There are a number of reasons for 1980s kids being able to recognise politicos from Flaminio Piccoli to Francesco Cossiga in the pre-Silvio Berlusconi era, when it would become the norm for a politician to own TV channels and hog them.

Mostly there was the fact that TV viewing was restricted to Maltese and Italian channels and the TG1 made a change to the aħbarijiet. Granted, it was only slightly different switching from watching grainy footage of local politicians wearing awfully wide ties and horrendously coloured suits to watching their Italian counterparts wearing equally wide ties and marginally less awful suits, but it was always something.

One of the mainstays of the Italian political scene for aeons was Giovanni Spadolini. A jowly bespectacled Republican – it seemed that he was always occupying some post or another in the musical chairs scenario that is politics.

Maybe it was his seeming permanence in this context that made him a favourite with cartoonists. One of them took to depicting him as a suber-chubby Michelin man-figure in his birthday suit. Every sketch of Spadolini had him cavorting around in the nude without even a painted fig leaf to protect his modesty. It made for a number of amusing cartoons, seeing as he was the last person you would visualise naked.
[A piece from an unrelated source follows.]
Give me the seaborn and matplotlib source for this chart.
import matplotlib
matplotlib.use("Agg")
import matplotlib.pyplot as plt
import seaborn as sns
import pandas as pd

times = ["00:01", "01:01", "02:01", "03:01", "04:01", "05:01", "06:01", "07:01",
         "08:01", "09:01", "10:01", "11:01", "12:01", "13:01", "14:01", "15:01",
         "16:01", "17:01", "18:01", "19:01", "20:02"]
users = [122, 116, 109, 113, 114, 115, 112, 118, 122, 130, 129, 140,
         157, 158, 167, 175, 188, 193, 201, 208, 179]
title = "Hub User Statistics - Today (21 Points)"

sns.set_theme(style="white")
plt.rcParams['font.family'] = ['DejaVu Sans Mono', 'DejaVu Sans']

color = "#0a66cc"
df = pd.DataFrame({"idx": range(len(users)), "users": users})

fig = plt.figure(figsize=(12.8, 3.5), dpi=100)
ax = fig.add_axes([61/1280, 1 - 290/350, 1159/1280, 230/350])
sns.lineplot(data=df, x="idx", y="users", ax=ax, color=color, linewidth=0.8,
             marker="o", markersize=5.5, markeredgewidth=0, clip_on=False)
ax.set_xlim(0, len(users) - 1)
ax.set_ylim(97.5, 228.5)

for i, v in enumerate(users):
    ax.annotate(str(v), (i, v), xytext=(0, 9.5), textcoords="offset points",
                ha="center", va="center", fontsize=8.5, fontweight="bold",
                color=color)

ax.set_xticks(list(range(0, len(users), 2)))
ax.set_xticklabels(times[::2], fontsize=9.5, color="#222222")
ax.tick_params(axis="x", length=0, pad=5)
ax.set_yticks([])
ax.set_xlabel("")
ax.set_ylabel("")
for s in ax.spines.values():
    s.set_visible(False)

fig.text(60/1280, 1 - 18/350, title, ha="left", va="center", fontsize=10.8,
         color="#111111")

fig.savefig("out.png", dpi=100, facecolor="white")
On one occasion, when Spadolini was minister of defence, he appeared on a talk show to explain why he had sent Italian nationals on a peace-keeping trip to Lebanon. The cartoonist who loved to lampoon him was present on set. At one point, Spadolini was asked if he ever got annoyed at being portrayed as a permanently nude fatty. He answered with a wry smile: “Not at all. Everybody is free to draw me as he deems fit. And then it helps me as people find me to be less fat in reality than the way I am depicted.”
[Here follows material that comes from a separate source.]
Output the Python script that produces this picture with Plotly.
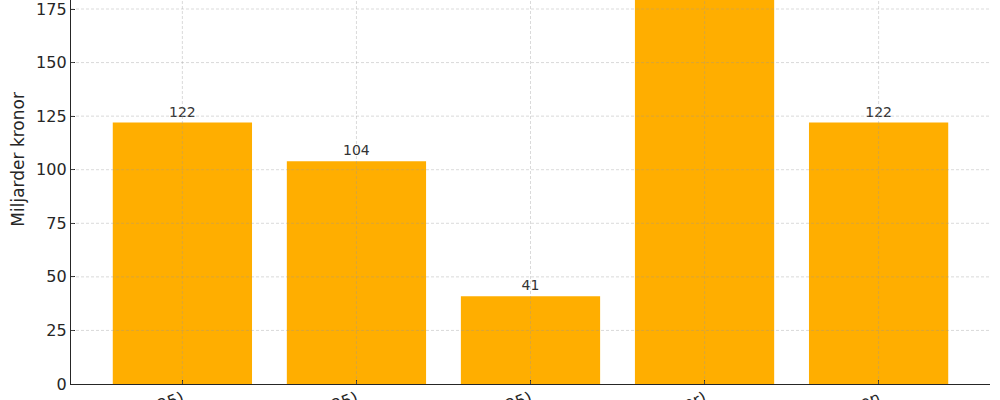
import plotly.graph_objects as go

# data (4th bar runs past the top, value is a guess)
categories = ["Försvarsbudget (2025)", "Statsbidrag till kommuner (2025)",
              "Infrastruktur (2025)", "Sjukvård (regioner)", "Migrationen"]
values = [122, 104, 41, 230, 122]
labels = ["122", "104", "41", "230", "122"]
y_ticks = [0, 25, 50, 75, 100, 125, 150, 175]

bar_color = "#FFAE00"
grid_color = "rgba(150,150,150,0.45)"
font = "DejaVu Sans"

x_pos = list(range(len(categories)))

fig = go.Figure()
fig.add_trace(go.Bar(
    x=x_pos, y=values, width=0.8,
    marker=dict(color=bar_color, line=dict(width=0)),
    text=labels, textposition="outside", cliponaxis=True,
    textfont=dict(family=font, size=14, color="#333333"),
))

# matplotlib-ish grid drawn above the bars
shapes = []
for t in y_ticks[1:]:
    shapes.append(dict(type="line", xref="paper", yref="y", x0=0, x1=1, y0=t, y1=t,
                       layer="above", line=dict(color=grid_color, width=0.8, dash="3px,2px")))
for p in x_pos:
    shapes.append(dict(type="line", xref="x", yref="paper", x0=p, x1=p, y0=0, y1=1,
                       layer="above", line=dict(color=grid_color, width=0.8, dash="3px,2px")))

fig.update_layout(
    width=1000, height=400,
    margin=dict(l=71, r=10, t=0, b=16),
    plot_bgcolor="white", paper_bgcolor="white",
    showlegend=False,
    font=dict(family=font, size=16, color="#262626"),
    shapes=shapes,
    annotations=[dict(text="Miljarder kronor", xref="paper", yref="paper",
                      x=-0.058, y=0.586, textangle=-90, showarrow=False,
                      xanchor="center", yanchor="middle",
                      font=dict(family=font, size=17, color="#262626"))],
)
fig.update_xaxes(
    range=[-0.64, 4.64], tickvals=x_pos, ticktext=categories, tickangle=-20,
    showgrid=False, zeroline=False, automargin=False, ticklabeloverflow="allow",
    ticklabelstandoff=-2,
    showline=True, linecolor="#262626", linewidth=1.3,
    ticks="inside", ticklen=4, tickcolor="#262626",
)
fig.update_yaxes(
    range=[0, 179.2], tickvals=y_ticks, showgrid=False, zeroline=False,
    automargin=False, ticklabeloverflow="allow",
    showline=True, linecolor="#262626", linewidth=1.3,
    ticks="inside", ticklen=4, tickcolor="#262626",
)

# drop the default page margin so the figure sits at the window corner
fig.write_html("out.html", config={"displayModeBar": False},
               post_script="document.body.style.margin='0';")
As for barbs about appearance or demeanour, laughing them off is the right way to go

I thought of Spadolini’s elegant reaction when I read that the chief executive of the hunting lobby Lino Farrugia had filed a libel suit against Malta Today over a cartoon he had been featured in. For those of you who missed it, the cartoon shows Farrugia clad in only a T-shirt as he wees in the bushes, while a drone flies overhead. We get a peek at Farrugia’s cartoon bottom, but no more. The cartoon is mildly funny but that’s it. It would hardly change anyone’s opinion of Farrugia. His reputation is what it is – totally woven into his hunting persona.

I would assume that your average reader would have formed an impression of Farrugia by reading his statements and watching his performance on television programmes. Any impression formed on the basis would hardly be swayed because of a glimpse of Farrugia’s cartoon bottom. Yes, he’s relieving himself but that’s not a hanging offence. Farrugia is a big boy, hardly some delicate flower – it’s a bit difficult to imagine him sobbing over his carnet de chasse booklet because of the way his bottom was depicted in print.
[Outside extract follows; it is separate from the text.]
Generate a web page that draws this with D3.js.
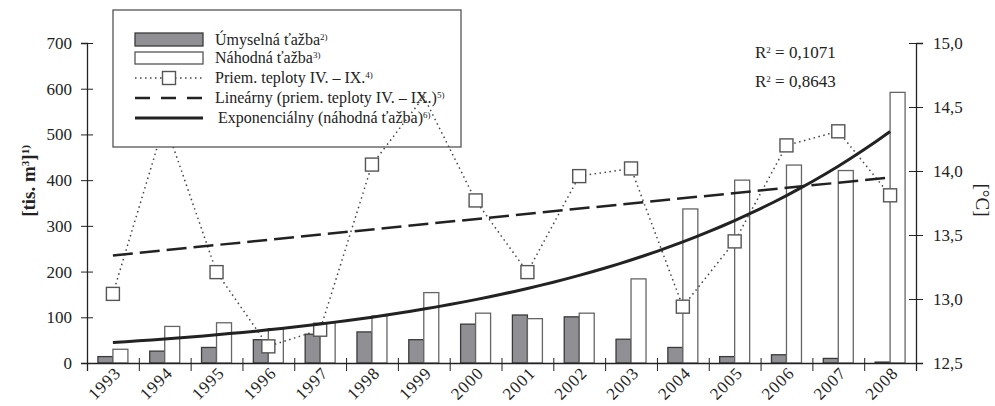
<!DOCTYPE html>
<html>
<head>
<meta charset="utf-8">
<script src="https://cdn.jsdelivr.net/npm/d3@7"></script>
<style>
  body { margin: 0; background: #fff; }
  svg text { font-family: 'Liberation Serif', 'Times New Roman', 'DejaVu Serif', serif; fill: #222; }
</style>
</head>
<body>
<svg id="chart" width="995" height="406"></svg>
<script>
// values
const years = [1993, 1994, 1995, 1996, 1997, 1998, 1999, 2000, 2001, 2002, 2003, 2004, 2005, 2006, 2007, 2008];
const umyselna = [14, 26, 34, 51, 63, 68, 51, 85, 105, 101, 52, 34, 14, 18, 10, 2];
const nahodna = [30, 80, 88, 75, 88, 103, 154, 109, 97, 109, 184, 337, 400, 433, 421, 592];
const teploty = [13.04, 14.38, 13.21, 12.63, 12.76, 14.05, 14.58, 13.77, 13.21, 13.96, 14.02, 12.94, 13.45, 14.20, 14.31, 13.81];
const leftTicks = [0, 100, 200, 300, 400, 500, 600, 700];
const rightTicks = [12.5, 13.0, 13.5, 14.0, 14.5, 15.0];
const legendLabels = [
  ["Úmyselná ťažba", "2)"],
  ["Náhodná ťažba", "3)"],
  ["Priem. teploty IV. – IX.", "4)"],
  ["Lineárny (priem. teploty IV. – IX.)", "5)"],
  ["Exponenciálny (náhodná ťažba)", "6)"]
];
const r2Labels = ["0,1071", "0,8643"];

const serif = "'Liberation Serif', 'Times New Roman', 'DejaVu Serif', serif";
const svg = d3.select("#chart").style("font-family", serif);
const pL = 87, pR = 916, pT = 43, pB = 363;

const x = d3.scaleBand().domain(years).range([pL, pR]);
const sub = d3.scaleBand().domain(["u", "n"]).range([-15, 15]);
const y = d3.scaleLinear().domain([0, 700]).range([pB, pT]);
const yT = d3.scaleLinear().domain([12.5, 15]).range([pB, pT]);
const cx = d => x(d) + x.bandwidth() / 2;

// bars
const bars = svg.append("g");
bars.selectAll("rect.u").data(umyselna).join("rect")
  .attr("x", (d, i) => cx(years[i]) + sub("u"))
  .attr("y", d => y(d))
  .attr("width", sub.bandwidth())
  .attr("height", d => pB - y(d))
  .attr("fill", "#909094")
  .attr("stroke", "#3a3a3a")
  .attr("stroke-width", 1.3);
bars.selectAll("rect.n").data(nahodna).join("rect")
  .attr("x", (d, i) => cx(years[i]) + sub("n"))
  .attr("y", d => y(d))
  .attr("width", sub.bandwidth())
  .attr("height", d => pB - y(d))
  .attr("fill", "#fff")
  .attr("stroke", "#666")
  .attr("stroke-width", 1.3);

// trend lines, least squares on the data (as the spreadsheet does)
const idx = years.map((d, i) => i);
function fit(xs, ys) {
  const mx = d3.mean(xs), my = d3.mean(ys);
  const b = d3.sum(xs, (v, i) => (v - mx) * (ys[i] - my)) / d3.sum(xs, v => (v - mx) ** 2);
  return { a: my - b * mx, b };
}
const lin = fit(idx, teploty);
const ex = fit(idx, nahodna.map(Math.log));
const xi = d3.scaleLinear().domain([0, years.length - 1]).range([cx(years[0]), cx(years[years.length - 1])]);
const steps = d3.range(0, years.length - 1 + 0.001, 0.25);

// temperature line + markers
const tempLine = d3.line().x((d, i) => cx(years[i])).y(d => yT(d));
svg.append("path")
  .attr("d", tempLine(teploty))
  .attr("fill", "none")
  .attr("stroke", "#444")
  .attr("stroke-width", 1.5)
  .attr("stroke-dasharray", "1.5,3.5");
svg.append("g").selectAll("rect").data(teploty).join("rect")
  .attr("x", (d, i) => cx(years[i]) - 6.5)
  .attr("y", d => yT(d) - 6.5)
  .attr("width", 13).attr("height", 13)
  .attr("fill", "#fff")
  .attr("stroke", "#555")
  .attr("stroke-width", 1.4);

svg.append("path")
  .attr("d", d3.line().x(t => xi(t)).y(t => yT(lin.a + lin.b * t))([0, years.length - 1]))
  .attr("fill", "none")
  .attr("stroke", "#222")
  .attr("stroke-width", 2.5)
  .attr("stroke-dasharray", "20,7");

svg.append("path")
  .attr("d", d3.line().x(t => xi(t)).y(t => y(Math.exp(ex.a + ex.b * t)))(steps))
  .attr("fill", "none")
  .attr("stroke", "#222")
  .attr("stroke-width", 3);

// axes
const fontAxis = g => g.attr("font-family", null).attr("font-size", 17).attr("color", "#222");

svg.append("g")
  .attr("transform", `translate(${pL},0)`)
  .call(d3.axisLeft(y).tickValues(leftTicks).tickSizeOuter(0).tickSize(6).tickPadding(9))
  .call(fontAxis)
  .call(g => g.selectAll(".tick line").attr("x1", 6))
  .call(g => g.select(".domain").attr("stroke-width", 1.3));

svg.append("g")
  .attr("transform", `translate(${pR},0)`)
  .call(d3.axisRight(yT).tickValues(rightTicks).tickSizeOuter(0).tickSize(7).tickPadding(10)
    .tickFormat(d => d3.format(".1f")(d).replace(".", ",")))
  .call(fontAxis)
  .call(g => g.selectAll(".tick line").attr("x1", -7))
  .call(g => g.select(".domain").attr("stroke-width", 1.3));

const xb = d3.scaleLinear().domain([0, years.length]).range([pL, pR]);
svg.append("g")
  .attr("transform", `translate(0,${pB})`)
  .call(d3.axisBottom(xb).tickValues(d3.range(years.length + 1)).tickSizeOuter(0).tickSize(8).tickFormat(""))
  .call(fontAxis)
  .call(g => g.selectAll(".tick line").attr("y1", -5))
  .call(g => g.select(".domain").attr("stroke-width", 1.3));

svg.append("g").selectAll("text").data(years).join("text")
  .attr("transform", d => `translate(${cx(d) + 9},374) rotate(-45)`)
  .attr("text-anchor", "end")
  .attr("font-size", 17)
  .attr("letter-spacing", 1)
  .text(d => d);

// axis titles
const yTitle = svg.append("text")
  .attr("transform", "translate(35,181) rotate(-90)")
  .attr("text-anchor", "middle")
  .attr("font-size", 19)
  .attr("font-weight", "bold");
yTitle.append("tspan").text("[tis. m");
yTitle.append("tspan").attr("font-size", 11).attr("baseline-shift", "super").text("3");
yTitle.append("tspan").text("]");
yTitle.append("tspan").attr("font-size", 11).attr("baseline-shift", "super").text("1)");

svg.append("text")
  .attr("transform", "translate(976,200) rotate(90)")
  .attr("text-anchor", "middle")
  .attr("font-size", 19)
  .text("[°C]");

// R² labels
r2Labels.forEach((v, i) => {
  const t = svg.append("text").attr("x", 755).attr("y", 58 + i * 29).attr("font-size", 17);
  t.append("tspan").text("R");
  t.append("tspan").attr("font-size", 9).attr("baseline-shift", "super").text("2");
  t.append("tspan").text(" = " + v);
});

// legend
const lg = svg.append("g");
const lx = 113, ly = 10, lw = 348, lh = 137;
lg.append("rect").attr("x", lx).attr("y", ly).attr("width", lw).attr("height", lh)
  .attr("fill", "#fff").attr("stroke", "#555").attr("stroke-width", 1.3);
const rowY = [40, 58, 78, 98, 118];
const sx0 = 135, sx1 = 203;
lg.append("rect").attr("x", sx0).attr("y", rowY[0] - 7).attr("width", sx1 - sx0).attr("height", 13)
  .attr("fill", "#909094").attr("stroke", "#3a3a3a").attr("stroke-width", 1.3);
lg.append("rect").attr("x", sx0).attr("y", rowY[1] - 6).attr("width", sx1 - sx0).attr("height", 12)
  .attr("fill", "#fff").attr("stroke", "#555").attr("stroke-width", 1.3);
lg.append("line").attr("x1", sx0).attr("x2", sx1).attr("y1", rowY[2]).attr("y2", rowY[2])
  .attr("stroke", "#444").attr("stroke-width", 1.5).attr("stroke-dasharray", "1.5,3.5");
lg.append("rect").attr("x", (sx0 + sx1) / 2 - 6.5).attr("y", rowY[2] - 6.5).attr("width", 13).attr("height", 13)
  .attr("fill", "#fff").attr("stroke", "#555").attr("stroke-width", 1.4);
lg.append("line").attr("x1", sx0).attr("x2", sx1).attr("y1", rowY[3]).attr("y2", rowY[3])
  .attr("stroke", "#222").attr("stroke-width", 2.5).attr("stroke-dasharray", "15,11");
lg.append("line").attr("x1", sx0).attr("x2", sx1).attr("y1", rowY[4]).attr("y2", rowY[4])
  .attr("stroke", "#222").attr("stroke-width", 3);
legendLabels.forEach(([label, sup], i) => {
  const t = lg.append("text").attr("x", i === 4 ? 218 : 215).attr("y", rowY[i] + 5).attr("font-size", 16);
  t.append("tspan").text(label);
  t.append("tspan").attr("font-size", 9).attr("baseline-shift", "super").text(sup);
});

// the 1998–2000 part of the temperature line shows over the legend box
svg.append("clipPath").attr("id", "lgclip")
  .append("rect").attr("x", lx).attr("y", ly).attr("width", lw).attr("height", lh);
svg.append("path")
  .attr("clip-path", "url(#lgclip)")
  .attr("d", tempLine.x((d, i) => cx(years[i + 5]))(teploty.slice(5, 8)))
  .attr("fill", "none")
  .attr("stroke", "#444")
  .attr("stroke-width", 1.5)
  .attr("stroke-dasharray", "1.5,3.5");
</script>
</body>
</html>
Anybody with media nous will realise that Farrugia’s libel suit will attract more attention to the cartoon, and elicit much ribbing. The right way to brush off blatant untruths (which is not the case here) is to ignore them and not to give them too much importance.

As for barbs about appearance or demeanour, laughing them off is the right way to go. Had Farrugia reacted in the same way as Spadolini, the public may have come away with the impression that he had a sense of humour buried somewhere under the camouflage gear.

As it is, readers may feel that there is something more to this libel suit than Farrugia resorting to the courts because he felt he was ridiculed or his reputation tarnished. It smacks of a legal stratagem to prevent further critical articles or cartoons about Farrugia and the hunters, which is precisely the kind of impression that the hunting lobby should be trying to avoid.

The events of previous weeks have led the public image of hunters to be associated with lawlessness and intimidatory tactics. You would think that a chief exponent of the lobby wouldn’t take action to crystalise that impression. And yet here comes this lawsuit doing just that. Rather than shoring up Farrugia’s reputation, this is one libel suit which will boomerang back.